Mark Needham

Thoughts on Software Development

gawk: Getting story numbers from git commit messages

with 2 comments

As I mentioned in my previous post I’ve been writing a little application to create graphs based on our git repository history and in one of them we wanted to try and create a graph showing which people had been working on which stories.

I needed a way to extract a story number from the git commit message and then store them all in a text file.

A typical commit with a story number in might look like this:

Mark/Uday #689 some awesome scala refactoring

I couldn’t think of an easy way to do this with my current knowledge of sed or the Mac version of awk but the match function of gawk (GNU awk) makes this really easy.

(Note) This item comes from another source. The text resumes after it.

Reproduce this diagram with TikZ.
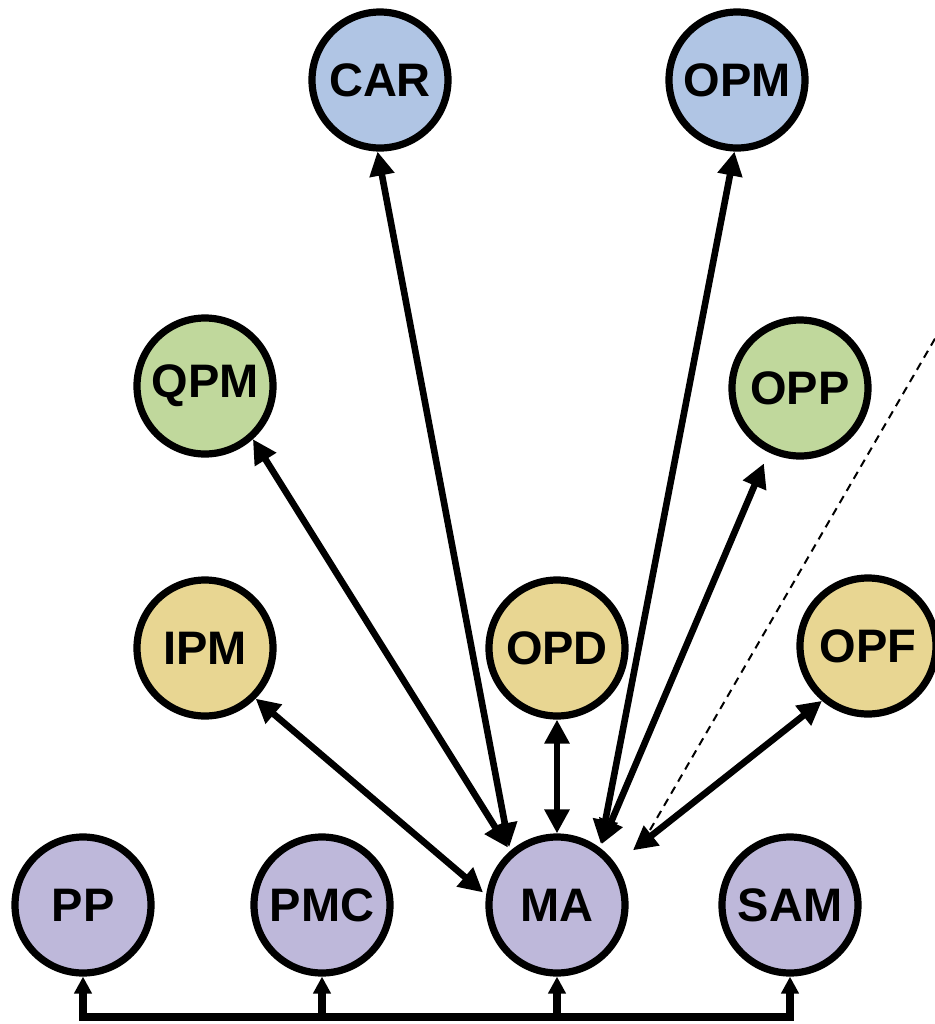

match(string, regexp [, array])

Search string for the longest, leftmost substring matched by the regular expression, regexp and return the character position, or index, at which that substring begins (one, if it starts at the beginning of string). If no match is found, return zero.

If array is present, it is cleared, and then the zeroth element of array is set to the entire portion of string matched by regexp.

The array argument is what I needed and it’s only available as a gawk extension according to the documentation.

I ended up with the following command to strip the story numbers:

git log --no-merges --pretty="format:%s" | 
gawk '{ match($0, /#([0-9]+)/, arr); if(arr[1] != "") print arr[1] }'

I had to install gawk using ports on my Mac but on Fedora the default installation of awk is gawk.

Written by Mark Needham

September 12th, 2011 at 7:05 am

  • Greg

    The mac version of awk, sets the RSTART AND RLENGTH globals when match is called, allowing you to extract the matched string using substr().

    It’s idiomatic in awk to place the condition for processing the line outside the braces rather than using if, e.g.

    | awk ‘match($0, /#[0-9]+/) { print substr( $0, RSTART, RLENGTH )}’

  • http://www.markhneedham.com/blog Mark Needham

    Oh cool I was trying to work out if there was a way to make use of groups without using the third parameter to match!